Sai On, a top government official from 1712 to the early 1750s, sought to return Ryukyu and the yukatchu to their proper cultural and intellectual path. He described in his autobiography incidents in which he, the son of a low-ranked yukatchu family, was ridiculed by higher-ranking aristocratic children, despite his superior education and talent. Among his many reforms, he created opportunities for yukatchu without government posts to earn a living as farmers or forestry managers. He also issued regulations for the yukatchu in 1730, banning prostitution, which blossomed at the time and disrupted the noble nature of the aristocratic class, and setting mandates regarding the status of illegitimate offspring.
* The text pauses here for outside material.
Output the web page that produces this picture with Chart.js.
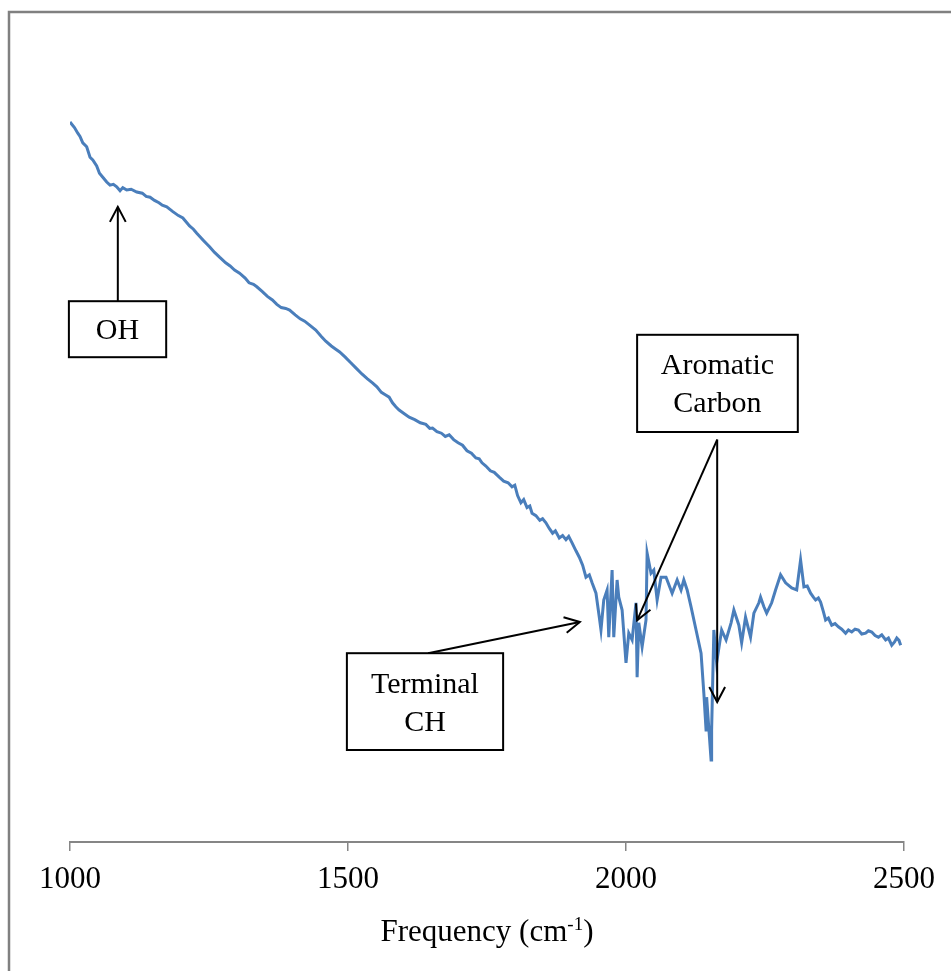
<!DOCTYPE html>
<html>
<head>
<meta charset="utf-8">
<script src="https://cdn.jsdelivr.net/npm/chart.js@4.4.1/dist/chart.umd.min.js"></script>
<style>
  html, body { margin: 0; padding: 0; background: #ffffff; }
  #wrap { width: 951px; height: 971px; position: relative; }
</style>
</head>
<body>
<div id="wrap"><canvas id="spectrum" width="951" height="971"></canvas></div>
<script>
// IR spectrum: wavenumber (cm-1) and detector signal (arbitrary units)
const frequency = [
  1000, 1008, 1014, 1018, 1023, 1030, 1036, 1041, 1048, 1053,
  1059, 1066, 1072, 1078, 1084, 1090, 1095, 1102, 1110, 1120,
  1130, 1137, 1144, 1152, 1160, 1166, 1174, 1185, 1195, 1203,
  1215, 1222, 1228, 1240, 1251, 1260, 1269, 1280, 1288, 1296,
  1305, 1315, 1322, 1330, 1336, 1346, 1355, 1364, 1372, 1380,
  1388, 1395, 1405, 1414, 1422, 1431, 1442, 1452, 1460, 1470,
  1478, 1485, 1495, 1505, 1515, 1525, 1535, 1544, 1552, 1560,
  1567, 1574, 1580, 1586, 1592, 1600, 1610, 1620, 1630, 1640,
  1647, 1652, 1660, 1668, 1675, 1682, 1690, 1698, 1706, 1714,
  1722, 1730, 1736, 1741, 1748, 1756, 1763, 1772, 1780, 1788,
  1795, 1800, 1805, 1811, 1816, 1822, 1827, 1831, 1838, 1845,
  1850, 1856, 1862, 1868, 1873, 1880, 1886, 1892, 1897, 1903,
  1910, 1916, 1922, 1928, 1934, 1939, 1946, 1952, 1955, 1960,
  1966, 1969, 1975, 1978, 1984, 1987, 1993, 2000, 2005, 2011,
  2018, 2020, 2023, 2029, 2036, 2038, 2045, 2050, 2056, 2063,
  2072, 2083, 2092, 2099, 2104, 2110, 2117, 2126, 2135, 2140,
  2144, 2145, 2153, 2154, 2158, 2163, 2172, 2180, 2189, 2194,
  2203, 2208, 2215, 2224, 2230, 2239, 2242, 2248, 2253, 2262,
  2269, 2278, 2287, 2298, 2307, 2314, 2320, 2326, 2332, 2337,
  2341, 2346, 2350, 2355, 2359, 2364, 2370, 2376, 2382, 2388,
  2395, 2400, 2406, 2412, 2418, 2424, 2431, 2436, 2442, 2448,
  2454, 2460, 2467, 2472, 2478, 2483, 2487, 2491, 2494
];
const signal = [
  90.0, 89.3, 88.6, 88.2, 87.4, 86.9, 85.6, 85.25, 84.5, 83.6,
  83.1, 82.5, 82.1, 82.2, 81.9, 81.4, 81.8, 81.5, 81.6, 81.25,
  81.1, 80.7, 80.6, 80.2, 79.9, 79.6, 79.4, 78.8, 78.3, 78.0,
  77.0, 76.6, 76.1, 75.2, 74.4, 73.7, 73.1, 72.4, 72.0, 71.5,
  71.1, 70.5, 69.9, 69.7, 69.4, 68.8, 68.2, 67.75, 67.2, 66.8,
  66.7, 66.5, 65.9, 65.4, 65.1, 64.6, 64.0, 63.2, 62.6, 62.0,
  61.6, 61.25, 60.6, 59.9, 59.2, 58.5, 57.9, 57.4, 56.9, 56.2,
  55.9, 55.6, 54.9, 54.4, 54.0, 53.6, 53.1, 52.8, 52.4, 52.2,
  51.7, 51.75, 51.3, 51.1, 50.7, 50.9, 50.3, 49.9, 49.6, 48.9,
  48.6, 48.0, 47.9, 47.4, 47.0, 46.4, 46.2, 45.6, 45.1, 44.9,
  44.4, 44.6, 43.3, 42.4, 42.8, 41.8, 42.0, 41.1, 40.8, 40.2,
  40.4, 39.9, 39.2, 38.6, 38.9, 38.0, 38.3, 37.8, 38.2, 37.4,
  36.4, 35.6, 34.6, 33.1, 33.4, 32.4, 31.1, 28.1, 26.5, 30.25,
  31.5, 25.6, 34.0, 25.6, 32.75, 30.6, 29.0, 22.4, 26.1, 25.25,
  29.9, 20.6, 27.4, 24.4, 27.75, 36.1, 33.6, 34.0, 30.25, 33.1,
  33.1, 31.1, 32.75, 31.5, 32.75, 31.5, 29.4, 26.5, 23.6, 18.6,
  14.0, 18.1, 10.25, 14.0, 26.5, 22.4, 26.5, 25.25, 27.4, 29.0,
  27.1, 24.9, 28.1, 25.6, 28.6, 29.9, 30.6, 29.4, 28.6, 29.9,
  31.5, 33.4, 32.4, 31.75, 31.5, 35.25, 31.9, 32.0, 31.1, 30.6,
  30.25, 30.5, 30.0, 28.8, 27.75, 28.0, 27.1, 27.3, 26.9, 26.6,
  26.1, 26.5, 26.25, 26.6, 26.5, 26.0, 26.1, 26.4, 26.25, 25.8,
  25.6, 25.9, 25.25, 25.5, 24.6, 25.0, 25.5, 25.2, 24.6
];
const tickValues = [1000, 1500, 2000, 2500];

// Labelled band assignments: box corners and arrow ends, in data units
const calloutLabels = [["OH"], ["Terminal", "CH"], ["Aromatic", "Carbon"]];
const calloutBoxes = [
  [998, 67.6, 1173, 60.6],
  [1498, 23.6, 1779, 11.5],
  [2020, 63.4, 2309, 51.25]
];
const calloutArrows = [
  [[1086, 67.6, 1086, 79.4]],
  [[1644, 23.6, 1917, 27.5]],
  [[2164, 50.3, 2020, 27.7], [2164, 50.3, 2164, 17.5]]
];

const SERIF = "'Liberation Serif', 'Times New Roman', serif";

const points = frequency.map((f, i) => ({ x: f, y: signal[i] }));

const framePlugin = {
  id: 'frame',
  beforeDraw(chart) {
    const ctx = chart.ctx;
    ctx.save();
    ctx.fillStyle = '#ffffff';
    ctx.fillRect(0, 0, chart.width, chart.height);
    ctx.strokeStyle = '#808080';
    ctx.lineWidth = 2.5;
    ctx.strokeRect(9, 12, chart.width + 20, chart.height + 20);
    ctx.restore();
  }
};

function arrowHead(ctx, x0, y0, x1, y1) {
  const ang = Math.atan2(y1 - y0, x1 - x0);
  const len = 17, spread = Math.PI / 6.5;
  ctx.beginPath();
  ctx.moveTo(x1 - len * Math.cos(ang - spread), y1 - len * Math.sin(ang - spread));
  ctx.lineTo(x1, y1);
  ctx.lineTo(x1 - len * Math.cos(ang + spread), y1 - len * Math.sin(ang + spread));
  ctx.stroke();
}

const calloutPlugin = {
  id: 'callouts',
  afterDatasetsDraw(chart) {
    const ctx = chart.ctx;
    const xs = chart.scales.x, ys = chart.scales.y;
    ctx.save();
    ctx.strokeStyle = '#000000';
    ctx.fillStyle = '#000000';
    ctx.lineWidth = 2;
    calloutArrows.forEach(list => list.forEach(a => {
      const x0 = xs.getPixelForValue(a[0]), y0 = ys.getPixelForValue(a[1]);
      const x1 = xs.getPixelForValue(a[2]), y1 = ys.getPixelForValue(a[3]);
      ctx.beginPath();
      ctx.moveTo(x0, y0);
      ctx.lineTo(x1, y1);
      ctx.stroke();
      arrowHead(ctx, x0, y0, x1, y1);
    }));
    calloutBoxes.forEach((b, i) => {
      const l = xs.getPixelForValue(b[0]), t = ys.getPixelForValue(b[1]);
      const r = xs.getPixelForValue(b[2]), btm = ys.getPixelForValue(b[3]);
      ctx.fillStyle = '#ffffff';
      ctx.fillRect(l, t, r - l, btm - t);
      ctx.strokeStyle = '#000000';
      ctx.lineWidth = 2;
      ctx.strokeRect(l, t, r - l, btm - t);
      ctx.fillStyle = '#000000';
      ctx.font = '30px ' + SERIF;
      ctx.textAlign = 'center';
      ctx.textBaseline = 'alphabetic';
      const lines = calloutLabels[i];
      const lh = 38;
      const cx = (l + r) / 2, cy = (t + btm) / 2;
      const firstBase = cy + 10 - (lines.length - 1) * lh / 2;
      lines.forEach((txt, k) => ctx.fillText(txt, cx, firstBase + k * lh));
    });
    ctx.restore();
  }
};

const axisTitlePlugin = {
  id: 'axisTitle',
  afterDraw(chart) {
    const ctx = chart.ctx;
    const area = chart.chartArea;
    const main = 'Frequency (cm', sup = '-1', tail = ')';
    ctx.save();
    ctx.fillStyle = '#000000';
    ctx.textBaseline = 'alphabetic';
    ctx.textAlign = 'left';
    const big = '31px ' + SERIF, small = '19px ' + SERIF;
    ctx.font = big;
    const w1 = ctx.measureText(main).width, w3 = ctx.measureText(tail).width;
    ctx.font = small;
    const w2 = ctx.measureText(sup).width;
    const total = w1 + w2 + w3;
    let x = (area.left + area.right) / 2 - total / 2;
    const base = 941;
    ctx.font = big;
    ctx.fillText(main, x, base);
    x += w1;
    ctx.font = small;
    ctx.fillText(sup, x, base - 11);
    x += w2;
    ctx.font = big;
    ctx.fillText(tail, x, base);
    ctx.restore();
  }
};

new Chart(document.getElementById('spectrum'), {
  type: 'line',
  data: {
    datasets: [{
      data: points,
      borderColor: '#4a7ebb',
      borderWidth: 3,
      pointRadius: 0,
      tension: 0,
      fill: false
    }]
  },
  options: {
    responsive: false,
    animation: false,
    layout: { padding: { left: 70, right: 47, top: 42, bottom: 0 } },
    plugins: { legend: { display: false }, tooltip: { enabled: false }, title: { display: false } },
    scales: {
      x: {
        type: 'linear',
        min: 1000,
        max: 2500,
        afterBuildTicks(scale) { scale.ticks = tickValues.map(v => ({ value: v })); },
        afterFit(scale) { scale.height = 129; },
        ticks: {
          color: '#000000',
          font: { family: SERIF, size: 31 },
          padding: 10,
          maxRotation: 0,
          autoSkip: false,
          callback: (v) => String(v)
        },
        grid: { drawOnChartArea: false, drawTicks: true, tickLength: 9, color: '#868686', lineWidth: 1.5 },
        border: { display: true, color: '#868686', width: 2 }
      },
      y: {
        display: false,
        min: 0,
        max: 100
      }
    }
  },
  plugins: [framePlugin, calloutPlugin, axisTitlePlugin]
});
</script>
</body>
</html>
There was opposition to Sai On's Confucian reforms, and political factions emerged among the yukatchu, those of Kumemura and those of Shuri (the capital) on opposite sides for the most part. One group of Shuri yukatchu, led by Heshikiya Chōbin, spoke out against the strict, repressive Confucian system of ethics, advocating a more natural, Buddhistic attitude, and exclaiming the importance of love and equality among all people.

The number of yukatchu increased dramatically again at the end of the 18th century, as families who contributed to the support of the impoverished government were accorded noble status in exchange. Perhaps one of the most damaging events for the stability and importance of the Kumemura yukatchu community was the establishment and gradual development of academies, and eventually a university, in Shuri. Though Kumemura had an institution of its own, the Meirindō, which trained diplomats for work in China, the unique purpose for which the yukatchu had been established nearly two centuries earlier was being challenged by the bureaucrats of Shuri; no longer was Kumemura the sole, or arguably even the primary, center of classical learning in Ryukyu. Ultimately, the kingdom did not remain independent long enough for this decline to reach its full potential.

When Ryukyu was formally annexed by Japan in 1879, Shigenori Uesugi, the second appointed governor of the new territory, accused the yukatchu class as a whole of oppressing the Ryukyuan peasantry, and efforts were made to remove the nobles from power. For this reason, and others, many yukatchu fled to Fujian in China. The third governor, Michitoshi Iwamura, largely reversed this policy, supporting the maintenance of stipends for high-ranking yukatchu, retaining experienced bureaucrats in the administration of the prefecture, and lending economic aid to those without stipends. As a result, many yukatchu returned from China; stipends continued to be paid until 1909. Though Japanese policy was originally largely one of continuation of old traditions, by the turn of the 20th century, nationwide efforts to provide uniform education and create a uniform culture and language were implemented in Okinawa as they were throughout the nation.

The 1896 formation of the Kōdōkai ("Society for Public Unity") by former prince Shō En and a number of yukatchu, arguing against assimilation, can be said to be the final "gasp" of the yukatchu, twenty years after the abolition of the samurai class in "mainland" Japan.

==Terminology==
Samuree, a Ryukyuan pronunciation of the Japanese word "samurai", was often used interchangeably with yukatchu at the time, as both were aristocratic classes in their respective cultures. However, since the samurai were essentially warriors and the yukatchu scholars, the two terms do not truly share the same connotations. Similarly, Gregory Smits points out that while "noble" and "aristocrat" are commonly used to refer to yukatchu in English-language texts, these terms too have particular connotations based on their European origins which do not truly apply to the Ryukyuan case. The Aji constituted the true nobility.